**Job**
From the listing below, select every line where the word "this" appears.

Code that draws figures
· · ·

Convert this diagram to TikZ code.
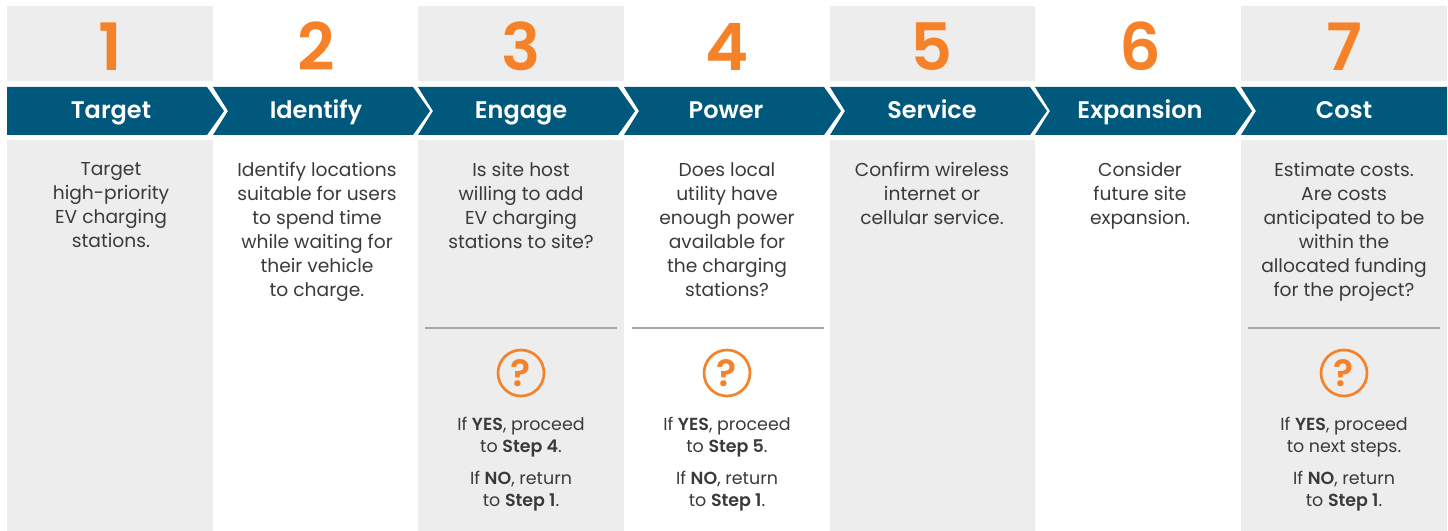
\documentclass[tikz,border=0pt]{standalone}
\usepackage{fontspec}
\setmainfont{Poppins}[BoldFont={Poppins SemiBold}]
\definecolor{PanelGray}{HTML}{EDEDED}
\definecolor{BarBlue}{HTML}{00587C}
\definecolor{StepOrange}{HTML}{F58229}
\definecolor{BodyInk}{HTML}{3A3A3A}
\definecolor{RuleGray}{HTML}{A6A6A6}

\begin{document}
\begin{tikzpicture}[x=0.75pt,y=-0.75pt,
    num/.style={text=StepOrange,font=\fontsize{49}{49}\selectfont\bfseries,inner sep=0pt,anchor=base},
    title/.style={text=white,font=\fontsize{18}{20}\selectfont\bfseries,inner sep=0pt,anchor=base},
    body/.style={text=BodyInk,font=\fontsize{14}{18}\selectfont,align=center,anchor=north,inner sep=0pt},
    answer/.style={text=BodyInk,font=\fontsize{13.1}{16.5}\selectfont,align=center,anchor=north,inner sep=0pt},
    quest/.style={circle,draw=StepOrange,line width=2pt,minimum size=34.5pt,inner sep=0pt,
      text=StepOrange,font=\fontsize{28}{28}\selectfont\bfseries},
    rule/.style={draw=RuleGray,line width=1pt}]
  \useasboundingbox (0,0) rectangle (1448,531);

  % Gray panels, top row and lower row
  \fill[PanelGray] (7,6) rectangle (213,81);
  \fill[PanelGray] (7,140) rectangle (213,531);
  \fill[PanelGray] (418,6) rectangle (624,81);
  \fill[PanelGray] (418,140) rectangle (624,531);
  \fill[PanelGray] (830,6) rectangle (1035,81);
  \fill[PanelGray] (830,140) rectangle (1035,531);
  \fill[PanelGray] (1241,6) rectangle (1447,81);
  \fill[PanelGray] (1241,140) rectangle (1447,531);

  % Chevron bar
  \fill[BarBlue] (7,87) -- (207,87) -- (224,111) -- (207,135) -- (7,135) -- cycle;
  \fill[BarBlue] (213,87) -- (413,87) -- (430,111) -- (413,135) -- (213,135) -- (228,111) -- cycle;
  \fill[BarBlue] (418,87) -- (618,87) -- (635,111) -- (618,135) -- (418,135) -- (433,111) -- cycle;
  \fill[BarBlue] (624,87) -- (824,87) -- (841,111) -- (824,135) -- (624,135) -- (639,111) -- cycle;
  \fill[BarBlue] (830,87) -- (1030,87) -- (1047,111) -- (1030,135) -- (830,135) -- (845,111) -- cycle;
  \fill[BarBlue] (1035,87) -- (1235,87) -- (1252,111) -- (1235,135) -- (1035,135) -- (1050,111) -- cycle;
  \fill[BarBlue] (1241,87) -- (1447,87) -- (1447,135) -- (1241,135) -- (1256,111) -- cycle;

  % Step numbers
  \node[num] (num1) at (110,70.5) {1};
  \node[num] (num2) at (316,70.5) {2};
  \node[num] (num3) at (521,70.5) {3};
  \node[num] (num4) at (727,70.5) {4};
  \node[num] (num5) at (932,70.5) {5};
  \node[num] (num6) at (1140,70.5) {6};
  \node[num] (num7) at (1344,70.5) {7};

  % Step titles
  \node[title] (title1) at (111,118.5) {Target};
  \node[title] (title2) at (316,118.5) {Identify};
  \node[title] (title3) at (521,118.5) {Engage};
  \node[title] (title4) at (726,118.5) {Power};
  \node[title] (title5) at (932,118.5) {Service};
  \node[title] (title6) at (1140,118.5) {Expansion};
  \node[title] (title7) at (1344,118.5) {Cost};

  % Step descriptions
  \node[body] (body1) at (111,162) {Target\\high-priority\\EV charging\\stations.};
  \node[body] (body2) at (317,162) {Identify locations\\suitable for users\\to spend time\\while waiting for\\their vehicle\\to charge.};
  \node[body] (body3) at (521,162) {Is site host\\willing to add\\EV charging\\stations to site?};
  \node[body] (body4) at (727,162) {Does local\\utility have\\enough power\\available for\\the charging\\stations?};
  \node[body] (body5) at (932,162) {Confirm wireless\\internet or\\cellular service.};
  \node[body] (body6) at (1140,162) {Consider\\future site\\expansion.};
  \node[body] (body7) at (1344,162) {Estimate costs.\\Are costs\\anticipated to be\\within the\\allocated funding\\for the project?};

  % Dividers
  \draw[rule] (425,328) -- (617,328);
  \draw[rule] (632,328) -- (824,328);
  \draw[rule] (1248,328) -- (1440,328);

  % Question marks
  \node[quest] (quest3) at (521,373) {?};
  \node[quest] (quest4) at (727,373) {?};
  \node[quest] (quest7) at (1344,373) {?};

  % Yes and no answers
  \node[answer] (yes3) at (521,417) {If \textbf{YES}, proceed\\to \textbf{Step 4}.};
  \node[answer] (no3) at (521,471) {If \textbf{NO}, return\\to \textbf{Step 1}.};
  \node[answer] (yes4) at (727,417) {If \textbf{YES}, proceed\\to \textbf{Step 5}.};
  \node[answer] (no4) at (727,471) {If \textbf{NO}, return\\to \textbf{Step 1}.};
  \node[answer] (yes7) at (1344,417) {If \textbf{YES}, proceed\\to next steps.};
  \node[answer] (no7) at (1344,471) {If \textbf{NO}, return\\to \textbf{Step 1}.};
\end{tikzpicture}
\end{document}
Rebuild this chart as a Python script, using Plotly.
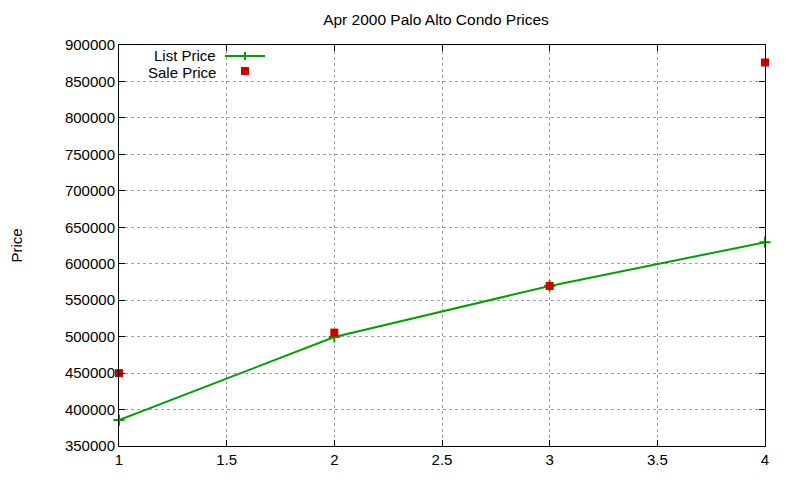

· · ·

**Full output**
Convert this diagram to TikZ code.
Rebuild this chart as a Python script, using Plotly.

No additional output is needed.